We have launched a ground-breaking new report: Cycles of Exploitation: The Links Between Children’s Institutions and Human Trafficking. The report makes recommendations for breaking the complex cycles of exploitation that trap children and let traffickers go free. These include better data collection so that children do not slip through cracks in the system, the reinvestment of funding from institutions into family and community-based services, and a new model law, drafted by award-winning human rights barrister Parosha Chandran, that aims to stamp out institution-related trafficking.
This first-of-its-kind report, – launched online today at our special panel event - brings together unique case studies and research from across the world to reveal four different cycles of trafficking in which orphanages and other institutions play a central connecting role. It exposes the global patterns of institution-related trafficking where children are trafficked both into and out of institutions and exposed to multiple forms of exploitation and harm.
Although the link between children’s institutions and human trafficking was recognised by the United Nations General Assembly in 2019, there are few examples of it being effectively tackled.
Millions of children worldwide continue to be exposed to institution-related human trafficking.
Our report also casts spotlights on three key factors that drive institution-related trafficking:
- Funding for institutions
- Orphanage tourism and volunteering (‘voluntourism’)
- Migrant and refugee children being left unaccompanied.
As the refugee crisis escalates, and as humanitarian disasters continue to drive misplaced philanthropy, the report calls for immediate action to break these harmful cycles of exploitation and to protect vulnerable children across the globe.
To prioritise care reform, adopt laws, such as the model law included in the report, on institution-related child trafficking and improve data collection and monitoring. To stamp out orphanage tourism and get specialist support to children in care.
LAW ENFORCEMENT, CHILD PROTECTION ACTORS AND CARE PROVIDERS
To make sure children in care get expert, informed support and information to know their rights, protect themselves and live well. To get regular guidance and training in place – so systems are safe, without gaps for children to fall through.
VOLUNTEERS, TOURISTS AND AGENCIES
To understand that treating childcare institutions as sightseeing or skills-building opportunities puts children at risk, and to overhaul their policies and processes to make sure they’re not feeding cycles of exploitation.
To understand these cycles of exploitation too, following the trails of their donations so they don’t end up in dangerous pockets but support long-term, positive change. To safely phase out their funding to institutions, instead investing in family and community care settings where children can thrive.

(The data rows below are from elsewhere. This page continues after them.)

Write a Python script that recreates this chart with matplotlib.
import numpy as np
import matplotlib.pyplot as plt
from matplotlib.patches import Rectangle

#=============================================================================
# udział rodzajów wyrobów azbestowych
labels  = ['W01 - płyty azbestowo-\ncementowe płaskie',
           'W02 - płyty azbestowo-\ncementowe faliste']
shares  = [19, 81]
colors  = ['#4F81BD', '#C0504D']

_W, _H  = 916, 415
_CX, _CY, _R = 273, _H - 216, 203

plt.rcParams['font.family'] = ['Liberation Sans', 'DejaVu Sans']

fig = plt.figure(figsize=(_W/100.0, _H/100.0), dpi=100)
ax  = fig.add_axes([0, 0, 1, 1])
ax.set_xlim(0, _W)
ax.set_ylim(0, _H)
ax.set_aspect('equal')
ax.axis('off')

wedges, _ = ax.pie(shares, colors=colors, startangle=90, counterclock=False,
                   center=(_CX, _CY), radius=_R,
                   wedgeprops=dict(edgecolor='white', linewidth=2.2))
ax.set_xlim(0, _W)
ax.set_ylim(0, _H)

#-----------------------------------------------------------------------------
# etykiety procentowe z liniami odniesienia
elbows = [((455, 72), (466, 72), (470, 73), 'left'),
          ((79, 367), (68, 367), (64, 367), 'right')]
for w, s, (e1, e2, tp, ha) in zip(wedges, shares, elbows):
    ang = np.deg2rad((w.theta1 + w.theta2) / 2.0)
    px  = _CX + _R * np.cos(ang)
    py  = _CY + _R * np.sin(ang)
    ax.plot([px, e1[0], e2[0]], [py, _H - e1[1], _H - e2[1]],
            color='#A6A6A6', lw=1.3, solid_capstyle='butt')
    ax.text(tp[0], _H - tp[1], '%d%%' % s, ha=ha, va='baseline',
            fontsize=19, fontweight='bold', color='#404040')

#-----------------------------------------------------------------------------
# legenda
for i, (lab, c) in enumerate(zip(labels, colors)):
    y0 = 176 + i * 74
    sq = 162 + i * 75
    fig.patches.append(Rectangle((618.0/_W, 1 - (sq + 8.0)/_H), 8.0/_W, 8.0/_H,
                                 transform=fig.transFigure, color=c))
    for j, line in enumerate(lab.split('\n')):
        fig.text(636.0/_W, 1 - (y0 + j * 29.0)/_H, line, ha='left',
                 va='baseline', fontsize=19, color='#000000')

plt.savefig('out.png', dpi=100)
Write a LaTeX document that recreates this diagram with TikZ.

Lina Gyllensten, Acting Director of Evidence, Advocacy and Campaigns at Lumos, said:
“Lumos’ report shows that institutions are playing a significant role in many instances of child exploitation and abuse around the world. Vulnerable children are being trapped in a complex web of institution-related trafficking and are being repeatedly exposed to multiple forms of harm. The compelling evidence and first-hand experience presented in this report demand that urgent action must be taken to address the factors that drive this kind of trafficking, to protect children and to bring perpetrators to justice. It is time to break these cycles of exploitation.”
Parosha Chandran, author of the report’s model law and barrister at One Pump Court, said:
“I suspect that many people will be shocked by this report. They may recognise themselves as a well-intentioned orphanage volunteer, or as a generous donor who has supported children left vulnerable after a humanitarian disaster. Reading what follows may be the first time that they realise that they’d unwittingly played a part in propping up a harmful ecosystem in which children, most of whom have at least one living parent, act as commodities in an industry of profit-making orphanages.”